European Union policy related to migrants and refugees amounts to one of the most significant expectations for the new year in terms of key developments. On 11 December, the European Parliament published a study on new approaches to labour market integration, which deserves a close analysis.
Its author, Prof. Francesco Fasani of the University of Milan, starts by pointing out some key facts: two years ago, total immigration in the European Union corresponded already to 9.2% of its population and non-EU immigration accounted for 6.1%.
In absolute terms, as of 1 January 2023, the largest numbers of non-nationals residing in EU Member States were found in Germany (12.3 million), Spain (6.1 million), France (5.6 million), and Italy (5.1 million). Together, these four Member States accounted for 70.6% of all non-nationals living in the EU.
Prof. Fasani estimates illegal immigration between 1 and 3 million people. Such level of undocumented migrants in the EU seems rather low (2.4%).
Employment status is generally regarded as the single most important indicator of labour market (economic) integration; however, job quality is also a key element of the integration process. Such job quality includes wages, working conditions, contract type, working hours, and the alignment of jobs with workers’ skills and qualifications.
The unemployment rate of non-EU citizens was 12.2% average as of 1 January 2023. Nevertheless, there are huge disparities in employment of non-EU citizens among Member States, with rates ranging from 87.4% in Malta to 50% in Belgium, where every other non-EU citizen is unemployed!
In order to economically integrate immigrants, Prof. Fasani refers to nine challenges: language, educational and employability barriers; residential segregation; limited bargaining power; discrimination and hostile attitudes; welfare state access; and migration and asylum policy design.

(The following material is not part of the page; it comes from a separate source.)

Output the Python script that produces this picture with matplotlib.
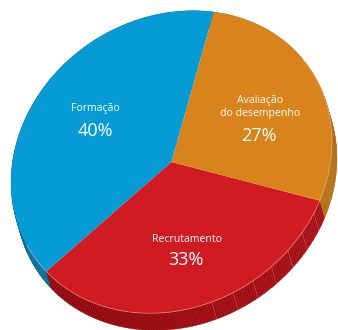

Educational obstacles include failure to recognise foreign qualifications, particularly in regulated occupations, but also non-regulated.
Employability barriers can be overcome through labour market integration individualised plans, which in turn reduce impact on welfare costs.
Residential segregation is a negatively connoted term to describe ethnic enclaves in the host nation. On the one hand, it creates positive networks in the short term, but also the risk of a ghetto in the midterm, with potential effects on neighbourhood security and crime that Prof. Fasani seems to ignore.
Bargaining power has a correlation with wages, an element of job quality, as well as with other working conditions. Employer-sponsored visa schemes can provide employers with monopsonistic power and eventually lock migrants in a single job.
To reduce discrimination, Prof. Fasani proposes affirmative action, though he fails to provide any objective data on advantages and negative effects of such a polemic approach. Incidentally, a euphemism for affirmative action is “diversity” promotion. Another option suggested by the study’s author is the legal imposition of blind hiring, also called “anonymisation”, once more contrary to the principle of free market.
Prof. Fasani states that migrants in the EU contribute more to public finances than they receive. On the other hand, he recognises that, at least in the short term, welfare benefits may lower employment rates by reducing work incentives. No quantitative data is provided for either thesis.
The study promotes the legalisation of migrants and refugees as policy design, but rather through naturalisation and not the granting of temporary visas. Deportation is considered illegal, inhume and non practical.
Finally, Prof. Fasani also promotes a policy towards asylum seekers through placement in strong labour market condition areas and short periods for asylum granting.
No wonder that the study defends the role of social partners and “other private organisations”. This is a third euphemism in the text, corresponding in this case to NGOs, whose business in the EU ultimately depends on the proliferation of analysis like that of Prof. Fasani.